In April 2019, former Connecticut congressional candidate and real-estate investor Mark Greenberg submitted a bid for an NWSL team, with an ownership group that included former USWNT player Kristine Lilly and plans to play at 7,000-seat stadium to be built at a softball complex in Windsor, Connecticut, and the Willow Brook Park baseball facility in New Britain, Connecticut. Mohegan Sun Sports, operator of the Connecticut Sun of the Women's National Basketball Association and New England Black Wolves of the National Lacrosse League, would operate the team's business.
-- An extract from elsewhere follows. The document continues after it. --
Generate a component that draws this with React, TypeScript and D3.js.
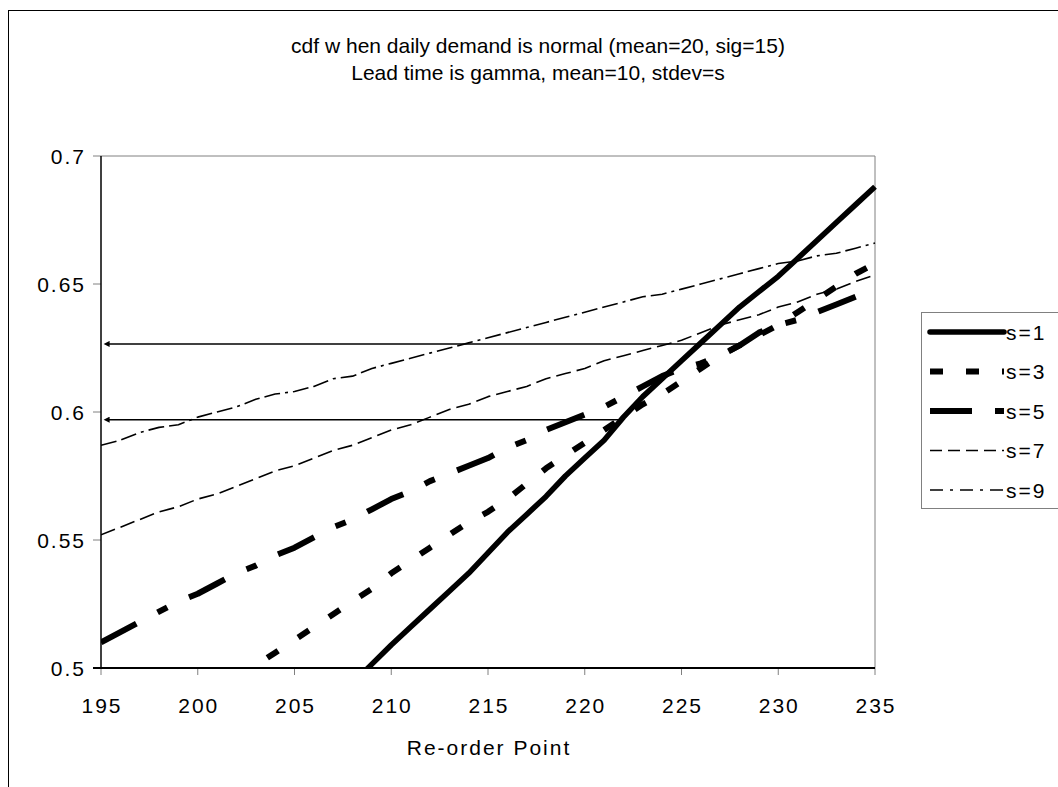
import * as d3 from 'd3';

// re-order points on the x axis
const reorderPoint = [
  195, 196, 197, 198, 199, 200, 201, 202, 203, 204, 205, 206, 207, 208,
  209, 210, 211, 212, 213, 214, 215, 216, 217, 218, 219, 220, 221, 222,
  223, 224, 225, 226, 227, 228, 229, 230, 231, 232, 233, 234, 235,
];

// cdf values, one per re-order point (null = not drawn)
const s1 = [
  null, null, null, null, null, null, null, null, null, null, null, null, null, 0.494,
  0.5015, 0.509, 0.516, 0.523, 0.53, 0.537, 0.545, 0.553, 0.56, 0.567, 0.575, 0.582, 0.589, 0.598,
  0.606, 0.613, 0.62, 0.627, 0.634, 0.641, 0.647, 0.653, 0.66, 0.667, 0.674, 0.681, 0.688,
];
const s3 = [
  null, null, null, null, null, null, null, 0.496, 0.501, 0.506, 0.511, 0.516, 0.521, 0.526,
  0.531, 0.537, 0.542, 0.547, 0.552, 0.557, 0.561, 0.566, 0.572, 0.578, 0.583, 0.588, 0.593, 0.598,
  0.603, 0.607, 0.612, 0.617, 0.622, 0.626, 0.63, 0.634, 0.639, 0.644, 0.649, 0.654, 0.658,
];
const s5 = [
  0.51, 0.514, 0.518, 0.522, 0.526, 0.529, 0.533, 0.537, 0.54, 0.544, 0.547, 0.551, 0.555, 0.558,
  0.562, 0.566, 0.569, 0.573, 0.576, 0.579, 0.582, 0.586, 0.589, 0.593, 0.596, 0.599, 0.602, 0.606,
  0.61, 0.614, 0.617, 0.619, 0.622, 0.626, 0.631, 0.634, 0.636, 0.639, 0.642, 0.645, 0.648,
];
const s7 = [
  0.552, 0.555, 0.558, 0.561, 0.563, 0.566, 0.568, 0.571, 0.574, 0.577, 0.579, 0.582, 0.585, 0.587,
  0.59, 0.593, 0.595, 0.598, 0.601, 0.603, 0.606, 0.608, 0.61, 0.613, 0.615, 0.617, 0.62, 0.622,
  0.624, 0.626, 0.628, 0.631, 0.634, 0.636, 0.638, 0.641, 0.643, 0.646, 0.648, 0.651, 0.6535,
];
const s9 = [
  0.587, 0.589, 0.592, 0.594, 0.595, 0.598, 0.6, 0.602, 0.605, 0.607, 0.608, 0.61, 0.613, 0.614,
  0.617, 0.619, 0.621, 0.623, 0.625, 0.627, 0.629, 0.631, 0.633, 0.635, 0.637, 0.639, 0.641, 0.643,
  0.645, 0.646, 0.648, 0.65, 0.652, 0.654, 0.656, 0.658, 0.659, 0.661, 0.662, 0.664, 0.666,
];

const seriesNames = ['s=1', 's=3', 's=5', 's=7', 's=9'];
const seriesValues = [s1, s3, s5, s7, s9];

// the two read-off arrows: level and the x where they start
const arrowLevels = [0.6266, 0.597];
const arrowFrom = [228, 221.8];

const xTicks = [195, 200, 205, 210, 215, 220, 225, 230, 235];
const yTicks = [0.5, 0.55, 0.6, 0.65, 0.7];

const titleLines = [
  'cdf w hen daily demand is normal (mean=20, sig=15)',
  'Lead time is gamma, mean=10, stdev=s',
];

// plot dash vs legend dash (excel draws the legend sample with its own phase)
const styles = [
  { width: 5.5, dash: null, legendDash: null },
  { width: 6, dash: '13,24', legendDash: '13,23' },
  { width: 6, dash: '40,24,11,24', legendDash: '42,23,9,23' },
  { width: 1.6, dash: '15,6', legendDash: '12,6' },
  { width: 1.6, dash: '16,5,16,5,3,5', legendDash: '13,7,3,7' },
];

const W = 1058;
const H = 787;
const plot = { left: 101, right: 875, top: 156, bottom: 668 };
const font = '"Liberation Sans", Arial, sans-serif';
const labelSpacing = 2;

export default function App() {
  const x = d3.scaleLinear().domain([195, 235]).range([plot.left, plot.right]);
  const y = d3.scaleLinear().domain([0.5, 0.7]).range([plot.bottom, plot.top]);

  const line = d3
    .line<[number, number | null]>()
    .defined((d) => d[1] != null)
    .x((d) => x(d[0]))
    .y((d) => y(d[1] as number));

  const legendTop = 312;
  const legendStep = 39.5;

  return (
    <svg
      width={W}
      height={H}
      style={{ position: 'absolute', left: 0, top: 0, background: '#fff' }}
      fontFamily={font}
    >
      <defs>
        <clipPath id="plotClip">
          <rect x={plot.left} y={plot.top - 4} width={plot.right - plot.left + 4} height={plot.bottom - plot.top + 4} />
        </clipPath>
        <marker id="arrowHead" viewBox="0 0 10 10" refX="1" refY="5" markerWidth="8" markerHeight="6" orient="auto-start-reverse" markerUnits="userSpaceOnUse">
          <path d="M0,0 L10,5 L0,10 z" fill="#000" />
        </marker>
      </defs>

      {/* outer chart border */}
      <rect x={8.5} y={10.5} width={1070} height={820} fill="#fff" stroke="#000" strokeWidth={1} />

      {/* title */}
      {titleLines.map((t, i) => (
        <text key={i} x={538} y={53 + i * 27} textAnchor="middle" fontSize={21} fill="#000">
          {t}
        </text>
      ))}

      {/* plot frame: top and right gray */}
      <line x1={plot.left} x2={plot.right} y1={plot.top} y2={plot.top} stroke="#808080" strokeWidth={1} />
      <line x1={plot.right} x2={plot.right} y1={plot.top} y2={plot.bottom} stroke="#808080" strokeWidth={1} />

      {/* y ticks */}
      {yTicks.map((t) => (
        <g key={t}>
          <line x1={plot.left - 8} x2={plot.left} y1={y(t)} y2={y(t)} stroke="#808080" strokeWidth={1} />
          <text x={84 + labelSpacing} y={y(t) + 7.5} textAnchor="end" fontSize={21} letterSpacing={labelSpacing} fill="#000">
            {String(t)}
          </text>
        </g>
      ))}

      {/* x ticks */}
      {xTicks.map((t) => (
        <g key={t}>
          <line x1={x(t)} x2={x(t)} y1={plot.bottom} y2={plot.bottom + 7} stroke="#808080" strokeWidth={1} />
          <text x={x(t) + labelSpacing / 2} y={713} textAnchor="middle" fontSize={21} letterSpacing={labelSpacing} fill="#000">
            {t}
          </text>
        </g>
      ))}
      <text x={488 + labelSpacing / 2} y={755} textAnchor="middle" fontSize={21} letterSpacing={labelSpacing} fill="#000">
        Re-order Point
      </text>

      {/* series */}
      <g clipPath="url(#plotClip)">
        {seriesValues.map((vals, i) => (
          <path
            key={seriesNames[i]}
            d={line(reorderPoint.map((p, j) => [p, vals[j]] as [number, number | null])) || ''}
            fill="none"
            stroke="#000"
            strokeWidth={styles[i].width}
            strokeDasharray={styles[i].dash || undefined}
            strokeLinejoin="round"
          />
        ))}
      </g>

      {/* arrows */}
      {arrowLevels.map((lv, i) => (
        <line
          key={i}
          x1={x(arrowFrom[i])}
          x2={plot.left + 8}
          y1={y(lv)}
          y2={y(lv)}
          stroke="#000"
          strokeWidth={1.5}
          markerEnd="url(#arrowHead)"
        />
      ))}

      {/* axes */}
      <line x1={plot.left} x2={plot.left} y1={plot.top} y2={plot.bottom} stroke="#000" strokeWidth={1.5} />
      <line x1={plot.left - 8} x2={plot.right} y1={plot.bottom} y2={plot.bottom} stroke="#000" strokeWidth={2} />

      {/* legend */}
      <rect x={921.5} y={legendTop + 0.5} width={150} height={196} fill="#fff" stroke="#808080" strokeWidth={1} />
      {seriesNames.map((n, i) => {
        const ly = legendTop + 20 + i * legendStep;
        return (
          <g key={n}>
            <line
              x1={930}
              x2={1004}
              y1={ly}
              y2={ly}
              stroke="#000"
              strokeWidth={styles[i].width}
              strokeDasharray={styles[i].legendDash || undefined}
              strokeLinecap={i === 0 ? 'round' : 'butt'}
            />
            <text x={1006} y={ly + 7.5} fontSize={21} letterSpacing={labelSpacing} fill="#000">
              {n}
            </text>
          </g>
        );
      })}
    </svg>
  );
}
The group also included longtime soccer administrator Thom Meredith and Civic Mind Studios founder T.J. Clynch. Dillon Stadium, the proposed site for the 2012 bid, was now occupied by men's team Hartford Athletic, which was not involved in the 2019 bid. The proposed team would be branded for New England rather than Connecticut.

==== Austin, Texas (2018–2022) ====
- Current status
  No publicly announced NWSL bid as of 12 May 2023; Austin FC refused to confirm interest in a bid in October 2022.
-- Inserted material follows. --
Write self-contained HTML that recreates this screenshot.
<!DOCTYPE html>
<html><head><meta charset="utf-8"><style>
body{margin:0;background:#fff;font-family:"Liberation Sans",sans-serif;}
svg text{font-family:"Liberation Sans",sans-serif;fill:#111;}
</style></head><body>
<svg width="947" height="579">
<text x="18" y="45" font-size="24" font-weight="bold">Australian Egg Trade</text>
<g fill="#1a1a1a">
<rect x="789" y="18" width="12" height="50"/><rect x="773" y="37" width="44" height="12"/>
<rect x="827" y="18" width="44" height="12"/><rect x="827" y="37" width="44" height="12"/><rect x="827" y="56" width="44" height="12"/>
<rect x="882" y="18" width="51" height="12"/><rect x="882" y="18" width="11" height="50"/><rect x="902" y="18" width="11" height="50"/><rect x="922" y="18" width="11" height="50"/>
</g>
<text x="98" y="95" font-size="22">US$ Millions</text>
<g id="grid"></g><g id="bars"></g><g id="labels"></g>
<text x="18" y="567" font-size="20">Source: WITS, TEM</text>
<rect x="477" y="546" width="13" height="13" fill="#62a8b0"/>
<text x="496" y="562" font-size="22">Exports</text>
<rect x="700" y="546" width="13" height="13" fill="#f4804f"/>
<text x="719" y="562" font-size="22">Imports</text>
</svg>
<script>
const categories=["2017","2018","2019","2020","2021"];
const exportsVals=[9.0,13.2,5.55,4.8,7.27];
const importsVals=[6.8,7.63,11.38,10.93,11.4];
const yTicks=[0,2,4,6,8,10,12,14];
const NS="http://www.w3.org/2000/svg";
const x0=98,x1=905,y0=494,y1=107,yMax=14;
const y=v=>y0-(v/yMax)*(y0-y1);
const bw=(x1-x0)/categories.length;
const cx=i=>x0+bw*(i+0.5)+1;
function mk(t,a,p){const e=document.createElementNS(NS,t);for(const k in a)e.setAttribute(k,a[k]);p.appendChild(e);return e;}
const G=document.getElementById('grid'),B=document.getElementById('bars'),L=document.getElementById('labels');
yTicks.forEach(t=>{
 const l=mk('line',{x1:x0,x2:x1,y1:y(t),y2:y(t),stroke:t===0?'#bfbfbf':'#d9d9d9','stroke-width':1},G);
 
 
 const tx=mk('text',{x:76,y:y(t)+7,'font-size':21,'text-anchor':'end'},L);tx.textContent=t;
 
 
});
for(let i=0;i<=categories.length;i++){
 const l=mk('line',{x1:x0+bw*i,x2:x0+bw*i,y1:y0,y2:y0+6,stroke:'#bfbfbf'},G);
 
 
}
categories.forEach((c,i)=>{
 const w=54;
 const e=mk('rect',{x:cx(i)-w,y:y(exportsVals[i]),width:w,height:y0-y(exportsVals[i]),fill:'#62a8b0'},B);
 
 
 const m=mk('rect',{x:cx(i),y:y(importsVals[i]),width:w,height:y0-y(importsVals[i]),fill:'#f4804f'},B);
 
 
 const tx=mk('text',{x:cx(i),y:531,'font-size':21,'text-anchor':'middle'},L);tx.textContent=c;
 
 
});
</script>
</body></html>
Austin, Texas, has been listed as a potential NWSL expansion candidate multiple times since summer of 2018, though few details are known concerning the potential ownership group. On May 13, 2022, Austin FC's ownership was among the seven groups Grant Wahl reported had strong interest in starting NWSL expansion teams. However, in October 2022 a spokesperson for Austin FC refused to comment on whether the team was considering financially supporting a women's team.

==== Canada (Toronto FC, 2021–2022) ====
- Current status
  No publicly announced bid as of 12 May 2023; an independent Canadian women's professional soccer league known as the Northern Super League was announced in 2022 with AFC Toronto City among its founding teams.
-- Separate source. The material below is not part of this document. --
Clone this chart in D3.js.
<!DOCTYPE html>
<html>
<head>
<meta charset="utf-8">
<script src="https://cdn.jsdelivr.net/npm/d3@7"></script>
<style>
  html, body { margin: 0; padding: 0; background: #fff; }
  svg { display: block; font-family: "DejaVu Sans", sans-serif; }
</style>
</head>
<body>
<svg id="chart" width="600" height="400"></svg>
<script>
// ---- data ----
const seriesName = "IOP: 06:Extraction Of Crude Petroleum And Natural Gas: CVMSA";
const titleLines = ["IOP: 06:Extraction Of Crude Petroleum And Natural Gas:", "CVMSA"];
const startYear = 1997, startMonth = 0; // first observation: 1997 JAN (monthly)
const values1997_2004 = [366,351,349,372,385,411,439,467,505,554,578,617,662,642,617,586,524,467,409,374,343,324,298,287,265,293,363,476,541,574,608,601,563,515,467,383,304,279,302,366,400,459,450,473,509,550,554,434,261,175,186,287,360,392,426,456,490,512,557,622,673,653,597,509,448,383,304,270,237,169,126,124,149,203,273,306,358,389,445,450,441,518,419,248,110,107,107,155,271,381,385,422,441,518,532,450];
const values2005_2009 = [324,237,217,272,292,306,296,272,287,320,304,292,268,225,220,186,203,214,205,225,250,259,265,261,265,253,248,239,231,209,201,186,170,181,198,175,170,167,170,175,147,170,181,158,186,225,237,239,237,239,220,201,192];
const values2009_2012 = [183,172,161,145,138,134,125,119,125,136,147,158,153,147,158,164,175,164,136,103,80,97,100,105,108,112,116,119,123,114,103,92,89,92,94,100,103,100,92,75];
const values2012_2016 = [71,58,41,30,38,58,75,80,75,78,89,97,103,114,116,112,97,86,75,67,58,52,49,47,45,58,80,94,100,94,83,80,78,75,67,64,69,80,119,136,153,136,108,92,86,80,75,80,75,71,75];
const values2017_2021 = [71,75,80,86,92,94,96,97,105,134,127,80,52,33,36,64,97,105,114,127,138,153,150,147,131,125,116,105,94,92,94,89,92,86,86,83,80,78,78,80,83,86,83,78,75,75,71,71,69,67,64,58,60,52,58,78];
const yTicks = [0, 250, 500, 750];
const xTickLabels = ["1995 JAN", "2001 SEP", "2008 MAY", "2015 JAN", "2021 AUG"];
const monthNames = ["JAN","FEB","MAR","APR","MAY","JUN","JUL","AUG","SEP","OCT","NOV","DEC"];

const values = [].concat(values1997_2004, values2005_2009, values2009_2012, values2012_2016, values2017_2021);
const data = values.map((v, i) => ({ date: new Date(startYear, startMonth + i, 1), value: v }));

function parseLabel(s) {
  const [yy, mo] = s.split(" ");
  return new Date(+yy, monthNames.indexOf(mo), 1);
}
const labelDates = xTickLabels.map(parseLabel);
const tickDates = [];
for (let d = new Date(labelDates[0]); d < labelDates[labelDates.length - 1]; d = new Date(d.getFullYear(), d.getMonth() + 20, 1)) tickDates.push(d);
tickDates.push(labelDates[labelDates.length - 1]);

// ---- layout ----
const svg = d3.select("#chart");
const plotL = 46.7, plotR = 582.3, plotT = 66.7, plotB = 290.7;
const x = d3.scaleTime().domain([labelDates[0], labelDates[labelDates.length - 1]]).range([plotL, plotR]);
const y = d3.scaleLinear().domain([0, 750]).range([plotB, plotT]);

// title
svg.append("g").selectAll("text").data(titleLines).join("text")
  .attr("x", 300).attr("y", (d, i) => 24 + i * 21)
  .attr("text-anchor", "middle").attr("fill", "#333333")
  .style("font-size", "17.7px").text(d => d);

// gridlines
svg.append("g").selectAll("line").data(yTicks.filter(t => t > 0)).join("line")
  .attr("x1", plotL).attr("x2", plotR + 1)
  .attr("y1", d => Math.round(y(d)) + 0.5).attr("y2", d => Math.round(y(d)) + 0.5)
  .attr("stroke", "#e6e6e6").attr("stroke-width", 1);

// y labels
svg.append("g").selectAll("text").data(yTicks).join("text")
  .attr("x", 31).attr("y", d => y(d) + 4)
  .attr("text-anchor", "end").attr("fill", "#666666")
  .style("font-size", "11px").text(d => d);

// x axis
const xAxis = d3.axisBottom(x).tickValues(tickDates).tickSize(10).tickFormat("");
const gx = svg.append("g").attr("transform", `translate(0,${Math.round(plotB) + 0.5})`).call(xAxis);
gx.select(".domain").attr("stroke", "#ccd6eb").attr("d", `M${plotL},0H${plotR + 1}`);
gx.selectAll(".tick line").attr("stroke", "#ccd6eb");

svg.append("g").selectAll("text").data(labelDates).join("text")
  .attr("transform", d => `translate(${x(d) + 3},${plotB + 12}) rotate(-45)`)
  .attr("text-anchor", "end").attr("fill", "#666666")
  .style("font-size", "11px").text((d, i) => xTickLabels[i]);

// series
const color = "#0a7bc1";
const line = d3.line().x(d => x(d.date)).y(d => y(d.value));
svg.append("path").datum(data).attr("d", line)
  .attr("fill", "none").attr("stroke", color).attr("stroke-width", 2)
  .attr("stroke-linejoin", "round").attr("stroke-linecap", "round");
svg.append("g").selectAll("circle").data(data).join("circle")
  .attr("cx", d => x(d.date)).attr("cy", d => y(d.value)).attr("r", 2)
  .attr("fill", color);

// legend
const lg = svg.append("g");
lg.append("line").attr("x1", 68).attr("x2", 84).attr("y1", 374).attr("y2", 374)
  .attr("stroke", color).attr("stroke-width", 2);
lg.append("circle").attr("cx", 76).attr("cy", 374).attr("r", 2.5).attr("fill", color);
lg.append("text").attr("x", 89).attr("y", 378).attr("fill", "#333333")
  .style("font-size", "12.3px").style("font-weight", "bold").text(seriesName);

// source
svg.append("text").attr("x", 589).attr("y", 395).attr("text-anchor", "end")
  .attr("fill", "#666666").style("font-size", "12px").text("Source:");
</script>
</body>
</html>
Following Canada's gold medal victory in the 2020 Summer Olympics in Tokyo, renewed calls were made for a Canadian-based team in the NWSL. With Canada Soccer President Nick Bontis wanting to bring a NWSL team to Canada or for a dedicated Canadian professional league.

On May 13, 2022, Toronto FC's ownership was among the seven groups Grant Wahl reported had strong interest in starting NWSL expansion teams.

==== Oakland, California (2022) ====
- Current status
  No publicly announced NWSL bid as of 18 May 2023. NWSL approved a Bay Area team for play in the same media market to launch in 2024. Oakland Roots/Soul were announced in May 2023 as a potential founding club of the proposed competing top-division USL Super League.

A bid based out of Oakland, California, was announced on November 2, 2022, as part of a strategic alliance between The Town FC and the African American Sports & Entertainment Group. The AASEG is also attempting to bring WNBA and NFL expansions to Oakland, with the goal of these three teams to be based at the current site of the Oakland Arena and Oakland Coliseum.

==== Philadelphia (2022) ====
- Current status
  Has not submitted a bid for expansion as of 9 May 2023.

In July 2022, Philadelphia Union president Tim McDermott said that they were in talks with the NWSL regarding possible expansion and assessing the market for NWSL for the city. Philadelphia is the fourth-largest media market in the United States.